* _Task directions_: Write the material out again in full, exactly.

━━━━

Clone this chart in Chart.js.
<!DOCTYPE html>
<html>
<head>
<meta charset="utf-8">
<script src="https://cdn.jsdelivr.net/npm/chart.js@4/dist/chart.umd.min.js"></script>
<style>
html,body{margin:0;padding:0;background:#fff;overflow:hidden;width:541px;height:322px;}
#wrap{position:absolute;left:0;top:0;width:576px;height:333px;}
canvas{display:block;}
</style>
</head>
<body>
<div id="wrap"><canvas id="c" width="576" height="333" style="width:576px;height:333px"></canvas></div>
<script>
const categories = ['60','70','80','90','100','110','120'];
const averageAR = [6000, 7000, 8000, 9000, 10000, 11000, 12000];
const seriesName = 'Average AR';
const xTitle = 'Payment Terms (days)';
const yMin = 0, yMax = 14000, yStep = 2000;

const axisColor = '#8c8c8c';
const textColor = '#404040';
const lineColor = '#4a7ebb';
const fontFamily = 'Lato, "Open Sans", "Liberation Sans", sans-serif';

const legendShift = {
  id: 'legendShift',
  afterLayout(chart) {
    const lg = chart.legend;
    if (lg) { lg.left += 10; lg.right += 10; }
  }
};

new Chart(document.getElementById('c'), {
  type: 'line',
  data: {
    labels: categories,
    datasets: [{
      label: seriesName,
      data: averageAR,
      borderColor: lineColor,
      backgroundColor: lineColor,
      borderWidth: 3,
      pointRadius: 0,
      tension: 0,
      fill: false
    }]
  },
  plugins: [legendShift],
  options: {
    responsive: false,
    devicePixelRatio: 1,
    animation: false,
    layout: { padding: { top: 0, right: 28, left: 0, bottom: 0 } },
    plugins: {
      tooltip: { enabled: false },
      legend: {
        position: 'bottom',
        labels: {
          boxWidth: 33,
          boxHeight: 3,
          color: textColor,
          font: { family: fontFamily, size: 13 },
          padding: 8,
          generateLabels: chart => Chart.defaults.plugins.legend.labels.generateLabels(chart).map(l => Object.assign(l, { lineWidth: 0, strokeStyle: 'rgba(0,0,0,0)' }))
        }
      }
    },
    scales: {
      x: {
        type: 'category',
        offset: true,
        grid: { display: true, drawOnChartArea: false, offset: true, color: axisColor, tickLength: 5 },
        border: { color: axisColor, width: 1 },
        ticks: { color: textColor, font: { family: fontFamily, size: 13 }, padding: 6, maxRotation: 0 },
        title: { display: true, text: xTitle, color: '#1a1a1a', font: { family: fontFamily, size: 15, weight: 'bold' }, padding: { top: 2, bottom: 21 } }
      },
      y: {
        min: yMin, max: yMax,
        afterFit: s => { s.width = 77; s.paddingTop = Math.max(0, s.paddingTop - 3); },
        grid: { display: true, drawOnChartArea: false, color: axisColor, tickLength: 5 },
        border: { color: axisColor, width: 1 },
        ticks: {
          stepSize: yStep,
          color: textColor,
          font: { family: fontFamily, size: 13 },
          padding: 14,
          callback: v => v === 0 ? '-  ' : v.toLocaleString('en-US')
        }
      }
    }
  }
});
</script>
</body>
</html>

━━━━

* _Complete output_:
Clone this chart in Chart.js.
<!DOCTYPE html>
<html>
<head>
<meta charset="utf-8">
<script src="https://cdn.jsdelivr.net/npm/chart.js@4/dist/chart.umd.min.js"></script>
<style>
html,body{margin:0;padding:0;background:#fff;overflow:hidden;width:541px;height:322px;}
#wrap{position:absolute;left:0;top:0;width:576px;height:333px;}
canvas{display:block;}
</style>
</head>
<body>
<div id="wrap"><canvas id="c" width="576" height="333" style="width:576px;height:333px"></canvas></div>
<script>
const categories = ['60','70','80','90','100','110','120'];
const averageAR = [6000, 7000, 8000, 9000, 10000, 11000, 12000];
const seriesName = 'Average AR';
const xTitle = 'Payment Terms (days)';
const yMin = 0, yMax = 14000, yStep = 2000;

const axisColor = '#8c8c8c';
const textColor = '#404040';
const lineColor = '#4a7ebb';
const fontFamily = 'Lato, "Open Sans", "Liberation Sans", sans-serif';

const legendShift = {
  id: 'legendShift',
  afterLayout(chart) {
    const lg = chart.legend;
    if (lg) { lg.left += 10; lg.right += 10; }
  }
};

new Chart(document.getElementById('c'), {
  type: 'line',
  data: {
    labels: categories,
    datasets: [{
      label: seriesName,
      data: averageAR,
      borderColor: lineColor,
      backgroundColor: lineColor,
      borderWidth: 3,
      pointRadius: 0,
      tension: 0,
      fill: false
    }]
  },
  plugins: [legendShift],
  options: {
    responsive: false,
    devicePixelRatio: 1,
    animation: false,
    layout: { padding: { top: 0, right: 28, left: 0, bottom: 0 } },
    plugins: {
      tooltip: { enabled: false },
      legend: {
        position: 'bottom',
        labels: {
          boxWidth: 33,
          boxHeight: 3,
          color: textColor,
          font: { family: fontFamily, size: 13 },
          padding: 8,
          generateLabels: chart => Chart.defaults.plugins.legend.labels.generateLabels(chart).map(l => Object.assign(l, { lineWidth: 0, strokeStyle: 'rgba(0,0,0,0)' }))
        }
      }
    },
    scales: {
      x: {
        type: 'category',
        offset: true,
        grid: { display: true, drawOnChartArea: false, offset: true, color: axisColor, tickLength: 5 },
        border: { color: axisColor, width: 1 },
        ticks: { color: textColor, font: { family: fontFamily, size: 13 }, padding: 6, maxRotation: 0 },
        title: { display: true, text: xTitle, color: '#1a1a1a', font: { family: fontFamily, size: 15, weight: 'bold' }, padding: { top: 2, bottom: 21 } }
      },
      y: {
        min: yMin, max: yMax,
        afterFit: s => { s.width = 77; s.paddingTop = Math.max(0, s.paddingTop - 3); },
        grid: { display: true, drawOnChartArea: false, color: axisColor, tickLength: 5 },
        border: { color: axisColor, width: 1 },
        ticks: {
          stepSize: yStep,
          color: textColor,
          font: { family: fontFamily, size: 13 },
          padding: 14,
          callback: v => v === 0 ? '-  ' : v.toLocaleString('en-US')
        }
      }
    }
  }
});
</script>
</body>
</html>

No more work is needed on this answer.